Taliban threatens media in Afghanistan ‘over enemy collusion’
Group says media organisations have one week to halt what they call anti-Taliban statements or be targeted by fighters.
The Taliban has said that Afghan media organisations should stop spreading what they call “anti-jihad and Taliban sentiments” or be targeted as enemies.
The armed group issued a statement that gave “television, radio and other publishing media” one week to stop what they describe as anti-Taliban propaganda or be viewed as legitimate targets for attack.
“In such a case, the journalist or employees of these so-called media organisations will not be safe,” the statement said.
The Afghan government has regularly paid several media outlets to air advertisements asking Afghans to contact authorities with any information regarding attacks or who carried them out.
The Taliban called it an attempt by intelligence forces to use the media to “distort the population’s view of the Taliban”.

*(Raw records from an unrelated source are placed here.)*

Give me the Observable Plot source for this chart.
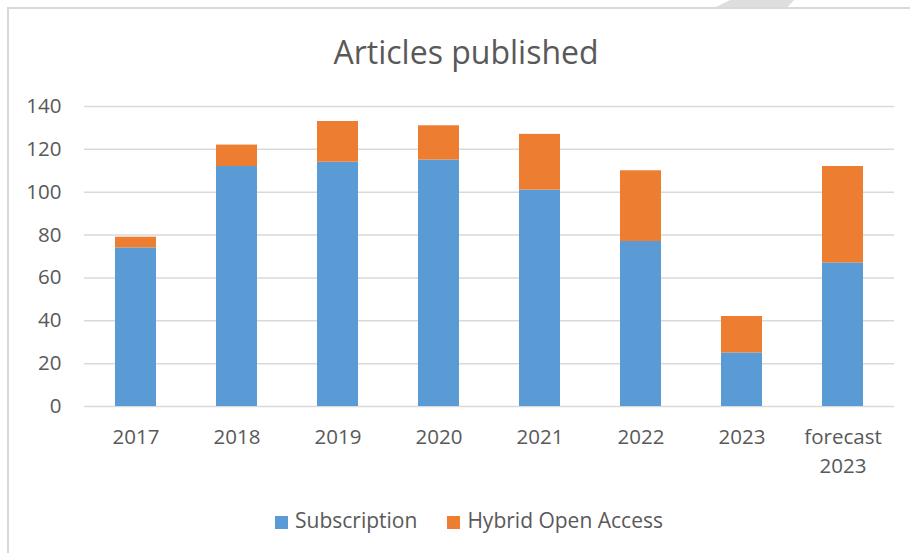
<!DOCTYPE html>
<html>
<head>
<meta charset="utf-8">
<script src="https://cdn.jsdelivr.net/npm/d3@7"></script>
<script src="https://cdn.jsdelivr.net/npm/@observablehq/plot@0.6"></script>
<style>
  html, body { margin: 0; padding: 0; background: #fff; width: 910px; height: 553px; overflow: hidden; }
  body { position: relative; font-family: "Open Sans", sans-serif; color: #595959; }
  #frame { position: absolute; left: 7px; top: 7px; width: 1000px; height: 600px;
           border-left: 2px solid #d9d9d9; border-top: 2px solid #d9d9d9; }
  #deco { position: absolute; left: 716px; top: 0; width: 78px; height: 7px; background: #dedede;
          clip-path: polygon(18% 0, 100% 0, 92% 100%, 0 100%); }
  #title { position: absolute; left: 0; top: 31px; width: 932px; text-align: center;
           font-size: 32px; line-height: 42px; color: #595959; }
  #chart { position: absolute; left: 0; top: 0; }
  #legend { position: absolute; left: 0; top: 505px; width: 938px; text-align: center;
            font-size: 21px; line-height: 30px; white-space: nowrap; }
  .item { display: inline-block; margin: 0 15px; }
  .sw { display: inline-block; width: 13px; height: 13px; margin-right: 7px; vertical-align: -1px; }
</style>
</head>
<body>
<div id="frame"></div>
<div id="deco"></div>
<div id="title">Articles published</div>
<div id="chart"></div>
<div id="legend"></div>
<script>
const categories = ["2017", "2018", "2019", "2020", "2021", "2022", "2023", "forecast 2023"];
const tickLabels = ["2017", "2018", "2019", "2020", "2021", "2022", "2023", "forecast\n2023"];
const seriesNames = ["Subscription", "Hybrid Open Access"];
const subscription = [74, 112, 114, 115, 101, 77, 25, 67];
const hybridOpenAccess = [5, 10, 19, 16, 26, 33, 17, 45];
const colors = ["#5B9BD5", "#ED7D31"];
const yTicks = [0, 20, 40, 60, 80, 100, 120, 140];

const seriesValues = [subscription, hybridOpenAccess];
const data = [];
seriesNames.forEach((s, si) => {
  categories.forEach((c, ci) => data.push({category: c, series: s, value: seriesValues[si][ci]}));
});

const labelOf = new Map(categories.map((c, i) => [c, tickLabels[i]]));

const chart = Plot.plot({
  width: 910,
  height: 490,
  marginLeft: 84,
  marginRight: 16,
  marginTop: 106,
  marginBottom: 84,
  style: {fontFamily: "'Open Sans', sans-serif", fontSize: "20px", color: "#595959", background: "transparent"},
  x: {domain: categories, padding: 0, label: null},
  y: {domain: [0, 140], label: null},
  color: {domain: seriesNames, range: colors},
  marks: [
    Plot.ruleY(yTicks, {stroke: "#d9d9d9", strokeWidth: 1.5}),
    Plot.barY(data, Plot.stackY({
      x: "category", y: "value", fill: "series", order: seriesNames,
      insetLeft: 30, insetRight: 30
    })),
    Plot.axisY({ticks: yTicks, tickSize: 0, tickPadding: 23, fill: "#595959", fontSize: 20.5, label: null}),
    Plot.axisX({tickSize: 0, tickPadding: 17, fill: "#595959", fontSize: 20.5, lineHeight: 1.42,
                tickFormat: d => labelOf.get(d), label: null})
  ]
});
document.getElementById("chart").appendChild(chart);

const legend = document.getElementById("legend");
seriesNames.forEach((s, i) => {
  const item = document.createElement("span");
  item.className = "item";
  const sw = document.createElement("span");
  sw.className = "sw";
  sw.style.background = colors[i];
  item.appendChild(sw);
  item.appendChild(document.createTextNode(s));
  legend.appendChild(item);
});
</script>
</body>
</html>
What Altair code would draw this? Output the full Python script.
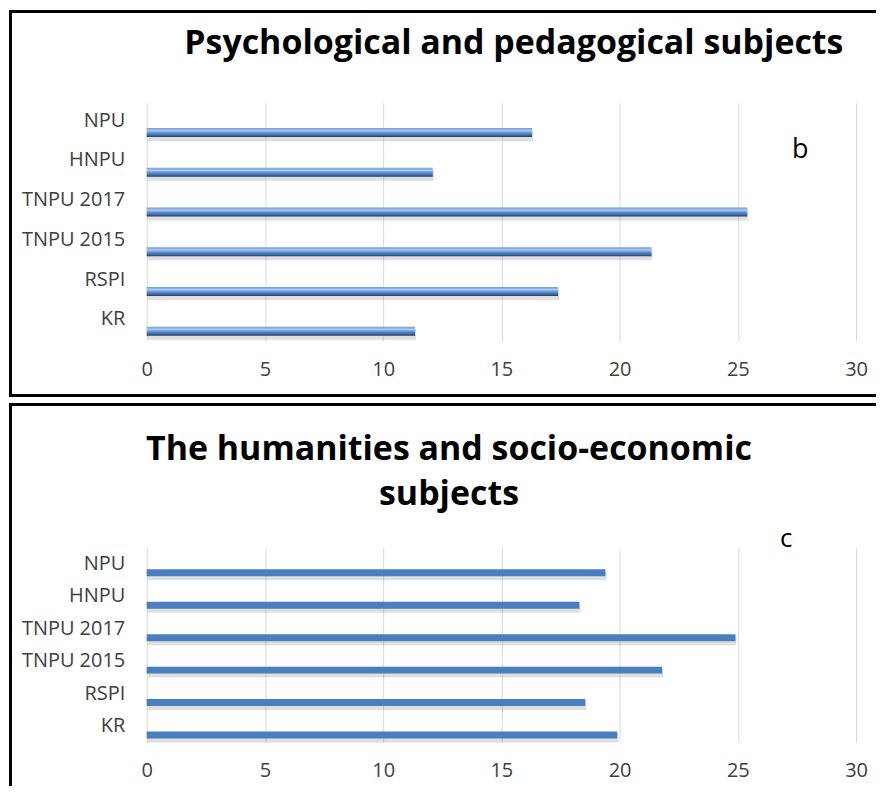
import altair as alt
import pandas as pd

# ---- data ----
categories = ["NPU", "HNPU", "TNPU 2017", "TNPU 2015", "RSPI", "KR"]
psych_values = [16.3, 12.1, 25.4, 21.35, 17.4, 11.35]
hum_values = [19.4, 18.3, 24.9, 21.8, 18.55, 19.9]
x_ticks = [0, 5, 10, 15, 20, 25, 30]
title_top = "Psychological and pedagogical subjects"
title_bottom = ["The humanities and socio-economic", "subjects"]
letter_top = "b"
letter_bottom = "c"

FONT = "Open Sans"
W = 711
H_TOP = 239
H_BOT = 195
RIGHT = 731  # right end of the frame lines (keeps the page from overflowing)


def one():
    return alt.Data(values=[{"k": 0}])


def frame_line(x, x2, y, y2, color="black"):
    # filled rectangle used as a panel frame line (exact bounds, no stroke)
    return alt.Chart(one()).mark_rect(color=color).encode(
        x=alt.value(x), x2=alt.value(x2), y=alt.value(y), y2=alt.value(y2)
    )


def encodings(ylab_offset):
    xenc = alt.X(
        "val:Q",
        scale=alt.Scale(domain=[0, 30], nice=False, zero=True),
        axis=alt.Axis(
            values=x_ticks, grid=True, gridColor="#d9d9d9", gridWidth=1,
            domain=False, ticks=False, tickSize=0, labelPadding=18,
            labelFontSize=20, labelFont=FONT, labelColor="#404040",
            labelFlush=False, labelOverlap=False, title=None, format="d",
        ),
    )
    yenc = alt.Y(
        "cat:N",
        sort=categories,
        scale=alt.Scale(paddingInner=0, paddingOuter=0),
        axis=alt.Axis(
            domain=False, ticks=False, tickSize=0, grid=False, labelPadding=22,
            labelOffset=ylab_offset,
            labelFontSize=20, labelFont=FONT, labelColor="#404040", title=None,
        ),
    )
    return xenc, yenc


top_gradient = alt.LinearGradient(
    gradient="linear",
    stops=[
        alt.GradientStop(color="#6f9dd8", offset=0),
        alt.GradientStop(color="#a8c8ef", offset=0.3),
        alt.GradientStop(color="#5f8fd0", offset=0.55),
        alt.GradientStop(color="#3e6ba8", offset=0.8),
        alt.GradientStop(color="#1f3a5f", offset=1),
    ],
    x1=0, x2=0, y1=0, y2=1,
)


def bars(values, size, off, fill, ylab_offset):
    df = pd.DataFrame({"cat": categories, "val": values})
    xenc, yenc = encodings(ylab_offset)
    shadow = alt.Chart(df).mark_bar(
        color="#7f7f7f", opacity=0.25, size=size + 2, yOffset=off + 3, xOffset=1
    ).encode(x=xenc, y=yenc)
    main = alt.Chart(df).mark_bar(color=fill, size=size, yOffset=off).encode(x=xenc, y=yenc)
    return shadow, main


# ---- top panel ----
s1, b1 = bars(psych_values, 9, 10, top_gradient, -2)
top_title = alt.Chart(one()).mark_text(
    text=title_top, font=FONT, fontSize=34, fontWeight="bold", color="black",
    align="center", baseline="alphabetic",
).encode(x=alt.value(368), y=alt.value(-49))
top_letter = alt.Chart(one()).mark_text(
    text=letter_top, font=FONT, fontSize=27, color="black",
    align="center", baseline="alphabetic",
).encode(x=alt.value(655), y=alt.value(55))

top = alt.layer(
    frame_line(-138, RIGHT, -93, -90),
    frame_line(-138, -135, -93, 295),
    frame_line(-138, RIGHT, 292, 295),
    s1, b1, top_title, top_letter,
).properties(width=W, height=H_TOP)

# ---- bottom panel ----
s2, b2 = bars(hum_values, 7, 9, "#4a7ebf", 0)
bot_title = alt.Chart(one()).mark_text(
    text=title_bottom, font=FONT, fontSize=34, fontWeight="bold", color="black",
    align="center", baseline="alphabetic", lineHeight=45,
).encode(x=alt.value(303), y=alt.value(-88))
bot_letter = alt.Chart(one()).mark_text(
    text=letter_bottom, font=FONT, fontSize=26, color="black",
    align="center", baseline="alphabetic",
).encode(x=alt.value(641), y=alt.value(-1))

bottom = alt.layer(
    frame_line(-138, RIGHT, -145, -142),
    frame_line(-138, -135, -145, 239),
    s2, b2, bot_title, bot_letter,
).properties(width=W, height=H_BOT)

chart = (
    alt.vconcat(top, bottom, spacing=4)
    .properties(padding=0, background="white")
    .configure_view(stroke="transparent")
)

chart.save("out.html", embed_options={"renderer": "svg", "actions": False})
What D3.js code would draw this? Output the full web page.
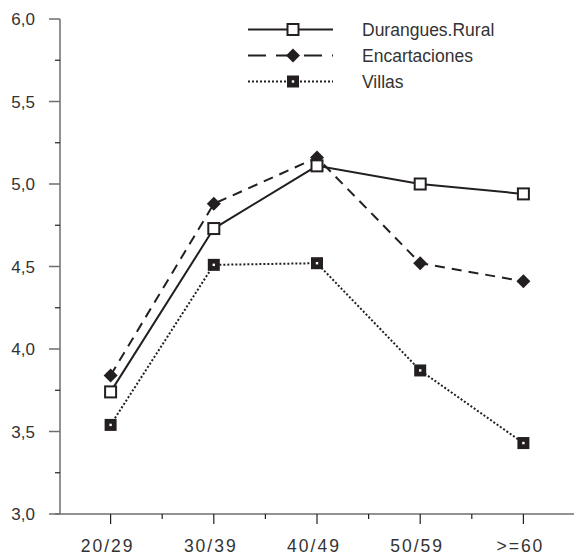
<!DOCTYPE html>
<html><head><meta charset="utf-8">
<script src="https://cdn.jsdelivr.net/npm/d3@7"></script>
<style>
body{margin:0;background:#fff;}
text{font-family:"Liberation Sans",Arial,sans-serif;fill:#333;}
</style></head>
<body><svg id="c" width="574" height="557"></svg>
<script>
const categories = ["20/29","30/39","40/49","50/59",">=60"];
const durangues = [3.74, 4.73, 5.11, 5.00, 4.94];
const encartaciones = [3.84, 4.88, 5.16, 4.52, 4.41];
const villas = [3.54, 4.51, 4.52, 3.87, 3.43];
const seriesNames = ["Durangues.Rural","Encartaciones","Villas"];
const yTicks = [3.0,3.5,4.0,4.5,5.0,5.5,6.0];

const svg = d3.select("#c");
const x = d3.scalePoint().domain(categories).range([59,575]).padding(0.5);
const y = d3.scaleLinear().domain([3,6]).range([514,19]);
const ink = "#231f20", axisCol = "#6e6e6e";

// y axis
const ya = svg.append("g");
ya.append("line").attr("x1",60).attr("x2",60).attr("y1",y(6)).attr("y2",y(3)).attr("stroke",axisCol).attr("stroke-width",1.5);
d3.range(3,6.01,0.25).forEach(v=>{
  const major = Math.abs(v*2-Math.round(v*2))<1e-6;
  ya.append("line").attr("x1",major?49:55).attr("x2",60).attr("y1",y(v)).attr("y2",y(v))
    .attr("stroke",major?axisCol:ink).attr("stroke-width",major?1.5:1.2);
});
ya.selectAll("text.yl").data(yTicks).join("text").attr("class","yl")
  .attr("x",35).attr("y",d=>y(d)).attr("dy","0.36em").attr("text-anchor","end")
  .attr("font-size",17).text(d=>d3.format(".1f")(d).replace(".",","));

// x axis
const xa = svg.append("g");
xa.append("line").attr("x1",55).attr("x2",574).attr("y1",514).attr("y2",514).attr("stroke",axisCol).attr("stroke-width",1.5);
const step = x.step();
categories.forEach((c,i)=>{
  xa.append("line").attr("x1",x(c)).attr("x2",x(c)).attr("y1",514).attr("y2",524).attr("stroke",ink).attr("stroke-width",1.2);
  const m = x(c)+step/2;
  if(m<574) xa.append("line").attr("x1",m).attr("x2",m).attr("y1",514).attr("y2",519).attr("stroke",ink).attr("stroke-width",1.2);
});
xa.selectAll("text.xl").data(categories).join("text").attr("class","xl")
  .attr("x",d=>x(d)-3).attr("y",552).attr("text-anchor","middle")
  .attr("font-size",17.5).attr("letter-spacing","2px").text(d=>d);

const styles = [
  {data:durangues, dash:null, marker:"open"},
  {data:encartaciones, dash:"10,7", marker:"diamond"},
  {data:villas, dash:"2,2", marker:"filled"}
];
const line = d3.line().x((d,i)=>x(categories[i])).y(d=>y(d));

function drawMarker(g, type, cx, cy){
  if(type==="open"){
    g.append("rect").attr("x",cx-5.5).attr("y",cy-5.5).attr("width",11).attr("height",11)
     .attr("fill","#fff").attr("stroke",ink).attr("stroke-width",2);
  } else if(type==="diamond"){
    g.append("path").attr("d",`M${cx},${cy-7}L${cx+7},${cy}L${cx},${cy+7}L${cx-7},${cy}Z`).attr("fill",ink);
  } else {
    g.append("rect").attr("x",cx-6).attr("y",cy-6).attr("width",12).attr("height",12).attr("fill",ink);
    g.append("rect").attr("x",cx-1.2).attr("y",cy-1.2).attr("width",2.4).attr("height",2.4).attr("fill","#fff");
  }
}

const plot = svg.append("g");
styles.slice().reverse().forEach(s=>{
  plot.append("path").attr("d",line(s.data)).attr("fill","none").attr("stroke",ink)
    .attr("stroke-width",2).attr("stroke-dasharray",s.dash);
});
styles.slice().reverse().forEach(s=>{
  s.data.forEach((v,i)=>drawMarker(plot,s.marker,x(categories[i]),y(v)));
});

// legend
const lg = svg.append("g");
const ly = [29.5,55.5,81.5];
styles.forEach((s,i)=>{
  lg.append("line").attr("x1",248).attr("x2",333).attr("y1",ly[i]).attr("y2",ly[i])
    .attr("stroke",ink).attr("stroke-width",2).attr("stroke-dasharray",s.dash?(s.dash==="10,7"?"18,10":s.dash):null);
  drawMarker(lg,s.marker,293,ly[i]);
  lg.append("text").attr("x",362).attr("y",ly[i]).attr("dy","0.36em").attr("font-size",17.5).text(seriesNames[i]);
});
</script></body></html>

“Inciting the people against Jihad, special phone numbers of the intelligence and security forces are announced for people to reach out and collude with the enemy,” the group said in a statement.
“This is an attempt by the intelligence forces to use these media organisations to distort the population’s view of the Taliban and directly coopt the media for its purposes,” the statement continued.
“If in a period of one week all the local FM (radio stations), televisions and other media organisations do not stop such acts, the Mujahedeen of the Islamic Emirate will view them not as media organisations but as the nests of the enemy’s intelligence apparatus, thus they will be targeted, in all provinces, by our forces.
“In such case, the journalist or employees of these so called media organisations will not be safe,” the Taliban said.
Attacks on media
The group has threatened and attacked journalists before.
In January 2016, a Taliban suicide bomber rammed his car into a bus carrying employees of Tolo TV, the country’s most popular private broadcaster, killing seven journalists.
The Taliban had said it bombed the bus because it claimed Tolo was producing propaganda for the US military and its allies.
Tolo was attacked for “promoting obscenity, irreligiousness, foreign culture and nudity”, the group said in a statement at the time.
Journalists in Afghanistan have been threatened or attacked not only by the Taliban, but also by fighters from the Islamic State of Iraq and the Levant (ISIL or ISIS), government officials and powerful local figures unhappy with news coverage.
Afghanistan was labelled the deadliest place to be a journalist in 2018 by both the Committee to Protect Journalists which cited 13 killings that year and the International Federation of Journalists that counted 16 scribe deaths.
The Taliban has been fighting Afghan security forces, aided by NATO and US troops, even as their representatives in Qatar have been negotiating a peace agreement with the United States’ envoy Zalmay Khalilzad.
They have also held talks with European negotiators.
The next round of talks, the seventh one, is scheduled to begin on June 29 in Doha.
Khalilzad has said the Taliban has agreed to a framework for an agreement that is made up of four interconnected parts: counterterrorism assurances, troop withdrawal, intra-Afghan negotiations that lead to a political settlement and a comprehensive and permanent ceasefire.